Proceedings under Section 133A, 133B and 132 are independent of each other. The object and scope of action under each of these actions is well defined. A survey can lead to search only when on the basis of the information collected in survey, conditions laid down in clause (a), (b), (c) of Section 132 (1) are satisfied. Similarly persistent failure on the part of the assessee to show cooperation with the Income Tax Authorities in the matter of survey may also result into income tax raid leading to search and seizure.


According to Vinod Goel, Advocate & Other vs. Union of India (2001) 23 DTC 471 (P&H HC) (2001) 252 ITR 29 (P&H), the survey ordered at the premises of the petitioners under section 133A and conversion of the said operation into search operation on the basis of the authorization given by the Additional Director in the list of Directors embodied in Section 132 cannot be declared illegal.

Consequences of non compliance / non cooperation

If an assessee who is being surveyed does not cooperate, either in respect of inspection or verification mentioned above in sub section (1) or does not supply or share information with the surveying officer and if the Officer feels that he is deliberately avoiding such an inspection or to answer the question which is material, it is likely that the survey officer may approach his superiors for authorizing a search under section 132. Income Tax Authority may also invoke powers under section 131(1) of the Act and levy penalty Rs. 10,000 for each default or failure under section 272A(1).
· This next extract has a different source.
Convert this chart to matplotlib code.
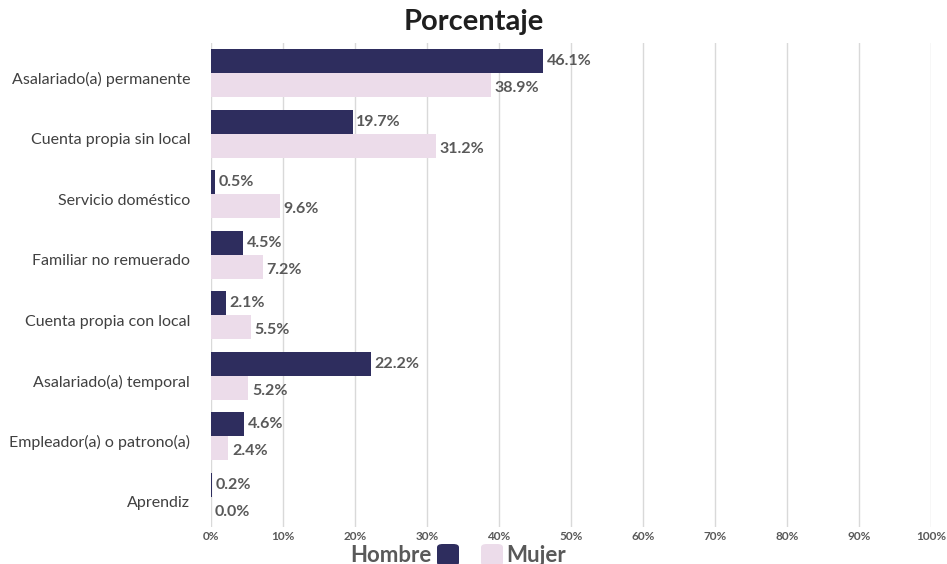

Surrender of Amounts during Survey



It is a common experience of the assessee whose premises are being surveyed under section 133A of the Income Tax Act, 1961, that irrespective of whether any apparent discrepancy in cash, stock or books of accounts is found or not, they are asked to make surrender towards concealed income. They do so referring to Sec. 132(4) and Explanation 3 to Section 271(1)(c) assuring him that if he so surrenders he will not be subjected to penalty, etc. But such is not the correct position of law. The immunity granted under Explanation 5 to Section 271 (1) (c) is only for surrender of assets found under Section 132 and not under Section 133A.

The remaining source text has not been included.